8. Il résulte de tout ce qui précède sans qu'il soit besoin d'examiner les autres moyens de la requête que M. D... est fondé à soutenir que c'est à tort que, par le jugement attaqué, le tribunal administratif de Montpellier a rejeté sa demande tendant à l'annulation des décisions des 19 février 2018 et 26 avril 2018 en tant qu'elles portent application des contributions spéciales et forfaitaires pour M. C..., M. A..., et M. F... et de la contribution spéciale pour M. E....

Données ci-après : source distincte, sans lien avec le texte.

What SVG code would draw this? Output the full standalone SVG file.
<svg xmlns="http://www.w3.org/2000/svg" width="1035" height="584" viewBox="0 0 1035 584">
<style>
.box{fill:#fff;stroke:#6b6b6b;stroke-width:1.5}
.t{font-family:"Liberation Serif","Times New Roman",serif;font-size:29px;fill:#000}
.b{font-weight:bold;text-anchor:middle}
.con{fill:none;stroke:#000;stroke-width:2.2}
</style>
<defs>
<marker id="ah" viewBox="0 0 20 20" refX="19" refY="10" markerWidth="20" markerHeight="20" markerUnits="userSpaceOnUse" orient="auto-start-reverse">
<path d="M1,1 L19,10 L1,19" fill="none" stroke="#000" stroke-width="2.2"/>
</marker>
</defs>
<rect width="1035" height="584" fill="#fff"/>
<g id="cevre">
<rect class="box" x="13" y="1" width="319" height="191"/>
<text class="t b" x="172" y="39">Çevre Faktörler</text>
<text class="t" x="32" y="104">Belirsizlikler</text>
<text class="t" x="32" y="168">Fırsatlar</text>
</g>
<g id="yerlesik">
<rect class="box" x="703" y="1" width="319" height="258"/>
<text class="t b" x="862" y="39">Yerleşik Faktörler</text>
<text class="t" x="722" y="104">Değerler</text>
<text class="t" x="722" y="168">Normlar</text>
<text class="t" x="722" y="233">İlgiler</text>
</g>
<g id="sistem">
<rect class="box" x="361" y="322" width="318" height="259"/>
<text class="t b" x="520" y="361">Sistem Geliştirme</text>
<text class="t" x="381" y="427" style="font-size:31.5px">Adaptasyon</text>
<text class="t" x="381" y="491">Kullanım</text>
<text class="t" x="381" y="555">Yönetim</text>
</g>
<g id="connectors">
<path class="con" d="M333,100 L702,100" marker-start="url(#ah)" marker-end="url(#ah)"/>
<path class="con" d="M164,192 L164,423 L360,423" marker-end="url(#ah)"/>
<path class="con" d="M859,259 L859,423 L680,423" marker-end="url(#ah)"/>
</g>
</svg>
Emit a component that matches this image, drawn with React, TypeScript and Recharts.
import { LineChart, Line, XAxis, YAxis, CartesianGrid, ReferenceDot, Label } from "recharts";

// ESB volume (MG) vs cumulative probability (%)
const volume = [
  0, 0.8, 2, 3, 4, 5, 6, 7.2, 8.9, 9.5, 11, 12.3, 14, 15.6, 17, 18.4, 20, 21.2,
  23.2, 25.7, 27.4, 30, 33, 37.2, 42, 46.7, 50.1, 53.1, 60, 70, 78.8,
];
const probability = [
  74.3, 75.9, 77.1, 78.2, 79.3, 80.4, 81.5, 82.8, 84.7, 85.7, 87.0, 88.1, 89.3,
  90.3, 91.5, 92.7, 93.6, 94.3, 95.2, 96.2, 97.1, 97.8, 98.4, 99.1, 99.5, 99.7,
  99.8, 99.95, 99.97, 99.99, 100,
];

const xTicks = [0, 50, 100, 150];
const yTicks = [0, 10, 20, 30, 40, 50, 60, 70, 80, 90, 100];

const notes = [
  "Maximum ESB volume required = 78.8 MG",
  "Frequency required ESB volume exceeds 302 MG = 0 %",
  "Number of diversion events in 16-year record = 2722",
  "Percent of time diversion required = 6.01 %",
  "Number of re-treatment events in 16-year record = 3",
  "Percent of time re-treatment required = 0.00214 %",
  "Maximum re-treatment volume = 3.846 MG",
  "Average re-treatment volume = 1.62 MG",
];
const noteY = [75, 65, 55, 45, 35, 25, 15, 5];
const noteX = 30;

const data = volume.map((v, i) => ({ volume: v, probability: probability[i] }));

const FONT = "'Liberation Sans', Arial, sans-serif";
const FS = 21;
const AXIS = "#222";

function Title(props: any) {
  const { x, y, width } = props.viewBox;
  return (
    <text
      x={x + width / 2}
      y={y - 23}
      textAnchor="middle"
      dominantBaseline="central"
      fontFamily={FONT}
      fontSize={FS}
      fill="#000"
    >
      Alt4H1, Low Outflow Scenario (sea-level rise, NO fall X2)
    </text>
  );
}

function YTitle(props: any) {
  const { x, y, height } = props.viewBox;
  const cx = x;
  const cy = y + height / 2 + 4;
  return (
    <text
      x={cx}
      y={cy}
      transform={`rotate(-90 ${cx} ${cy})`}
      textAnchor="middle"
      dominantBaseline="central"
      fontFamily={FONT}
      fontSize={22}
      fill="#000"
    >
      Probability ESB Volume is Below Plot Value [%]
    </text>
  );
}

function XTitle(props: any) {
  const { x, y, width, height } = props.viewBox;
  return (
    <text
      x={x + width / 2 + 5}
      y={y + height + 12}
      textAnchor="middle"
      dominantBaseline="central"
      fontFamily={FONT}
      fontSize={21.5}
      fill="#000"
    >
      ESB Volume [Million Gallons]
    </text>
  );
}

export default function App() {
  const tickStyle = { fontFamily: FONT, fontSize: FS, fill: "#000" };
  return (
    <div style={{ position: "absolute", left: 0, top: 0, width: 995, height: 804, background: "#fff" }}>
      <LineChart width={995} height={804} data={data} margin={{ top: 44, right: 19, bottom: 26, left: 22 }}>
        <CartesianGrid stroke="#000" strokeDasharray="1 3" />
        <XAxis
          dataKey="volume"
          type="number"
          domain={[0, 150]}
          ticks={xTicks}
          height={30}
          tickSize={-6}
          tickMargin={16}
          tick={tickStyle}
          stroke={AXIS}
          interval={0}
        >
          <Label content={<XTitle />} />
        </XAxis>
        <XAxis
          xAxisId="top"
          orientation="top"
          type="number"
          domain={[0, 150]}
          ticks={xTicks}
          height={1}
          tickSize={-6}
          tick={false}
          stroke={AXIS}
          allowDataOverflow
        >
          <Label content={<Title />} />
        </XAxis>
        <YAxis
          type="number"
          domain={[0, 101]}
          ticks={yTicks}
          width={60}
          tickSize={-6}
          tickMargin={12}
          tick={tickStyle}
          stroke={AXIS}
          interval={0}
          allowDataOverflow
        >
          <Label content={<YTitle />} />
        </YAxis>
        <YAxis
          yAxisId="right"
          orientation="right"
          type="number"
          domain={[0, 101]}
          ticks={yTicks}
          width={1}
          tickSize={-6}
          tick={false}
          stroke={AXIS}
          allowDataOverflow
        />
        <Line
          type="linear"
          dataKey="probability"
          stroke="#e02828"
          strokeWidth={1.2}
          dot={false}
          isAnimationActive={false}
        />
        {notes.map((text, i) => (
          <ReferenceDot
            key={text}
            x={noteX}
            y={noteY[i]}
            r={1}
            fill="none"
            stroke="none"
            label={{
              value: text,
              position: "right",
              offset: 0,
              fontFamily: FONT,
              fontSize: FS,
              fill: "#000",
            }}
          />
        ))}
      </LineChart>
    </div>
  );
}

Sur les frais liés au litige :
9. Les dispositions de l'article L. 761-1 du code de justice administrative font obstacle à ce que soit mise à la charge de M. D..., qui n'est pas, dans la présente instance, la partie perdante, la somme que l'Office français de l'immigration et de l'intégration demande au titre des frais exposés et non compris dans les dépens. Il y a lieu, dans les circonstances de l'espèce, de mettre à la charge de l'Office français de l'immigration et de l'intégration la somme de 1 500 euros au titre des frais exposés par M. D... et non compris dans les dépens.
D É C I D E :
Article 1er : Le jugement du tribunal administratif de Montpellier du 22 octobre 2019 et les décisions des 19 février 2018 et 26 avril 2018 de l'Office français de l'immigration et de l'intégration en tant qu'elles mettent à la charge de M. D... les contributions spéciales et forfaitaires pour l'emploi de M. C..., de M. A..., de M. E... et de M. F... sont annulés.
Article 2 : L'Office français de l'immigration et de l'intégration versera à M. D... une somme de 1 500 euros au titre de l'article L. 761-1 du code de justice administrative.
Article 3 : Le présent arrêt sera notifié à M. B... D... et à l'Office français de l'immigration et de l'intégration.
Délibéré après l'audience du 25 mars 2022, où siégeaient :
- M. Pocheron, président de chambre,
- Mme Ciréfice, présidente assesseure,
- Mme Marchessaux, première conseillère.
Rendu public par mise à disposition au greffe, le 8 avril 2022.